In this post, we’ll cover how to use FFMpeg to removed the radial effects of a fish eye lens. This distortion is a trade off of wide angle lenses. The wider view also included bends and bows to objects that are in nature straight. FFMpeg has a filter known as “lenscorrection” that will remove most of this distortion, lets begin.
As always, split out a segment so you don’t waste time processing excessive amounts of data.
ffmpeg -ss 00:00:39 -i /home/local/Desktop/MINI0016.MOV -t 00:00:02 -c copy /home/local/Desktop/DeFish/MINI0016_DeFish.MOV
Let’s take it a step further and split out the video into a series of images.
ffmpeg -i /home/local/Desktop/DeFish/MINI0016_DeFish.MOV -vf fps=30 /home/local/Desktop/DeFish/Images/MINI0016_DeFish_%d.png
Now we have the working image to test lens effects with “MINI0016_DeFish_37.png”, using ffplay we can preview my results.
ffplay -i /home/local/Desktop/DeFish/Images/MINI0016_DeFish_37.png -vf "lenscorrection=cx=0.5:cy=0.5:k1=-0.227:k2=-0.022"
Here are some links that provide background on the lenscorrection filter.

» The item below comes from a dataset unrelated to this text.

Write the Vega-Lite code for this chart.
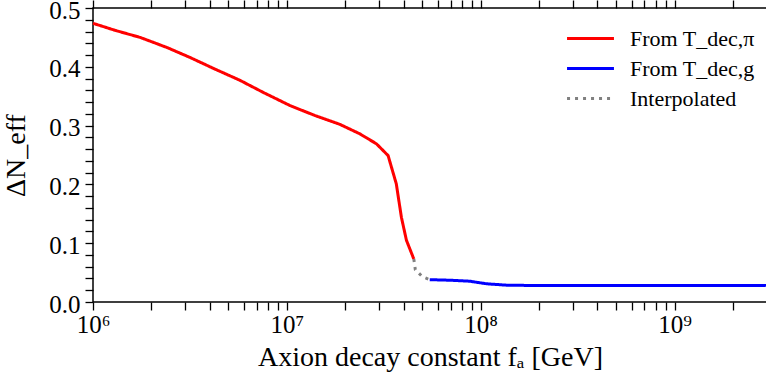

First, we want to establish our center of radial distortion. The values of cx and cy are the x,y coordinate percentages of the center of the radial distortion. Most times this is center, but my image it is not. It is estimated to be at the x,y coordinate 478,394 of an image that has a dimension of 1280×720. This calculates to be 0.38046875,0.547222222 for our cx,cy values respectively. The math is x/1280=cx and y/720=cy
ffplay -i /home/local/Desktop/DeFish/Images/MINI0016_DeFish_37.png -vf "lenscorrection=cx=0.38:cy=0.54:k1=-0.227:k2=-0.022"
Now my correction is more centered for my particular setup. Next we’ll look at the quadratic k1 and double quadratic k2 values. One of the easiest methods I found to determine these values is to script through a range of values and pick out the best results. This script creates a series of images that have the filter applied at different values.
count=1 while [ $count -lt 100 ] do ffmpeg -i /home/local/Desktop/DeFish/Script/MINI0016_DeFish_37.png -vf "lenscorrection=cx=0.38:cy=0.54:k1=0.0$count:k2=0.0$count" Pos_MINI0016_DeFish_$count.png ffmpeg -i /home/local/Desktop/DeFish/Script/MINI0016_DeFish_37.png -vf "lenscorrection=cx=0.38:cy=0.54:k1=-0.0$count:k2=-0.0$count" Neg_MINI0016_DeFish_$count.png count=`expr $count + 1` done
From the results, one can pick the closest setting. For me, -.067 did the trick. Now I’ll test my filter on my source video using ffplay
ffplay -i /home/local/Desktop/DeFish/MINI0016_DeFish.MOV -vf "lenscorrection=cx=0.38:cy=0.54:k1=-0.067:k2=-0.067"
Looks good, now lets convert the entire video clip.
ffmpeg -i /home/local/Desktop/MINI0016.MOV -vf "lenscorrection=cx=0.38:cy=0.54:k1=-0.067:k2=-0.067" /home/local/Desktop/DeFish/Final/Final_DeFish_MINI0016.MOV
That should do it. Your source video and fish eye distortion is specific to your rig. When attempting to remove lens distortion, determine the center of the radial distortion first. After you find that, guessing the best quadratic and double quadratic values will be much easier. Using a script is a dirty way to cheat, but it is effective.
I hope you have enjoyed this post and I still think I’ve briefly covered what FFMpeg can do. I look forward to covering more on the topic and hope you can join me.